_What to produce_:
Copy out all the lines where "React" shows up.

+++

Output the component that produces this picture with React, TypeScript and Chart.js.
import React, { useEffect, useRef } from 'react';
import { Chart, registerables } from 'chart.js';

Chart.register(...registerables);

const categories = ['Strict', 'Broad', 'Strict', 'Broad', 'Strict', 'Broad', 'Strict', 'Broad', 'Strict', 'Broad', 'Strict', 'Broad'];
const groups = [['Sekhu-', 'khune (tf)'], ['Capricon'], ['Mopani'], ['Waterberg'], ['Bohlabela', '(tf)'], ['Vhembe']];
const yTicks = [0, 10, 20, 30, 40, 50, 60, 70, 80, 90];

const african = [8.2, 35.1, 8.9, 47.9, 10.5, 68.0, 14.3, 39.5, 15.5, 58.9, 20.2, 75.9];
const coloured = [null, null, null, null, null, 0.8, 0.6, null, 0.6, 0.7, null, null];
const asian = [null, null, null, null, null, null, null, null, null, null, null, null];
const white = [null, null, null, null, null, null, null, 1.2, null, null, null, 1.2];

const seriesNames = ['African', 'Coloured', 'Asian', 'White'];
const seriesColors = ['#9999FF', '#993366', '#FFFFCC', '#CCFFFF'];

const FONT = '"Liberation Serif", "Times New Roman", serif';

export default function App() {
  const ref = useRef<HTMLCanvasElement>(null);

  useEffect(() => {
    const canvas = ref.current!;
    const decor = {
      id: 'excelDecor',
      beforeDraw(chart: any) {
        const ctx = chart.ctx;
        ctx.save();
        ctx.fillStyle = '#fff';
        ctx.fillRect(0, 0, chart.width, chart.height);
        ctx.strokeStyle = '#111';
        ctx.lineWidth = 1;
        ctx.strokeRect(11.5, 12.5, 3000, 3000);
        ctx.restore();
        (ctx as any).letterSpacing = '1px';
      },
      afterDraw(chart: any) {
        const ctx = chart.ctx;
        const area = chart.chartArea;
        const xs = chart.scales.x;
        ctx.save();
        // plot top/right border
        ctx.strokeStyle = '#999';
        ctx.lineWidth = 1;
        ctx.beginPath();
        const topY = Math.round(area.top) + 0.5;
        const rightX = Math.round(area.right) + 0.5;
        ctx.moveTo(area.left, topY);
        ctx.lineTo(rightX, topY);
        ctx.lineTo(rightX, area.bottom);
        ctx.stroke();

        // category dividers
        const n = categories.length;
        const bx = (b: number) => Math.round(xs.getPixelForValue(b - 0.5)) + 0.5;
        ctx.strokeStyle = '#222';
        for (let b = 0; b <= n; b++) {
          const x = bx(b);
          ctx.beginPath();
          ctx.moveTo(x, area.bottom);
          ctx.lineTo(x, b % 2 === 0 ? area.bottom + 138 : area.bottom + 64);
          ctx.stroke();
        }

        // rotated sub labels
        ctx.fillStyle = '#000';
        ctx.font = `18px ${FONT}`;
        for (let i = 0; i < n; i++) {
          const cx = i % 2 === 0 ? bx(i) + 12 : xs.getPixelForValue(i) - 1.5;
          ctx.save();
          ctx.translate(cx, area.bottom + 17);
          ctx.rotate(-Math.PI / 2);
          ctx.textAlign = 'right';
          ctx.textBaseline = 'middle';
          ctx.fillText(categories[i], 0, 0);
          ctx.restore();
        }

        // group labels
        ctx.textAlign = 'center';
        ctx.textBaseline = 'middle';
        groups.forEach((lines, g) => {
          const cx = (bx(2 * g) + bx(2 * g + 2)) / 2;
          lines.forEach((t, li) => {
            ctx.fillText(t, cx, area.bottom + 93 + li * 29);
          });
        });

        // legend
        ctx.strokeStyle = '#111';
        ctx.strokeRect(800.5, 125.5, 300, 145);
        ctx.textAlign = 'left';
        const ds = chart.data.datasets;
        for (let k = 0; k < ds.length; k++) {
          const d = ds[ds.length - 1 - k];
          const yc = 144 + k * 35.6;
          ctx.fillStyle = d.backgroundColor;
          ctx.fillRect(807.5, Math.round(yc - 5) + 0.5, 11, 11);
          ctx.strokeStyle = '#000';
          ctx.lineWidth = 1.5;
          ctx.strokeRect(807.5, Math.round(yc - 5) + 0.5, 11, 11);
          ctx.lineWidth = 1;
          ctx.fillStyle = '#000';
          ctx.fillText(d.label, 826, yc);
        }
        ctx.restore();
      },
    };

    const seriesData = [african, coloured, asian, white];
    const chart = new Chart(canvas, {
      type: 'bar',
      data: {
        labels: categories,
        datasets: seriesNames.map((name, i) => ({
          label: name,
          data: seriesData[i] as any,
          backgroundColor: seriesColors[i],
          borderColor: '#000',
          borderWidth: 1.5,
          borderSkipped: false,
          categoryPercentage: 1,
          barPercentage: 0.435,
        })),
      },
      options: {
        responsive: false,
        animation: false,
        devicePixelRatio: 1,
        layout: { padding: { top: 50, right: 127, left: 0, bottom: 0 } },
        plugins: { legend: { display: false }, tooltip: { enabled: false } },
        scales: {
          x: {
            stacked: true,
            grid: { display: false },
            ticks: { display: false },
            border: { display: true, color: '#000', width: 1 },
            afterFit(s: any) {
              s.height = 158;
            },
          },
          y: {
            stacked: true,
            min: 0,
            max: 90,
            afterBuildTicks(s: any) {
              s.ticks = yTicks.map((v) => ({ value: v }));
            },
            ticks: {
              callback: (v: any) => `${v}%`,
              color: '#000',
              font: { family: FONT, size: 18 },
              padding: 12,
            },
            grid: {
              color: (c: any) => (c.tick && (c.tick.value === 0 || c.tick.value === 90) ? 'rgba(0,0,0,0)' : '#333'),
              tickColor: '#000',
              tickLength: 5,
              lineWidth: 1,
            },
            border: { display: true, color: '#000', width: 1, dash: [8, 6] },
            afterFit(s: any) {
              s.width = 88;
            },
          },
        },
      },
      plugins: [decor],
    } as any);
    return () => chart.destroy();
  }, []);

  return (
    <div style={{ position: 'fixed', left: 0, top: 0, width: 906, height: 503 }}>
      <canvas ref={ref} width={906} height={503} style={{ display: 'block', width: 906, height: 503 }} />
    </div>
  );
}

+++

_Solution for this exercise_:
Output the component that produces this picture with React, TypeScript and Chart.js.
import React, { useEffect, useRef } from 'react';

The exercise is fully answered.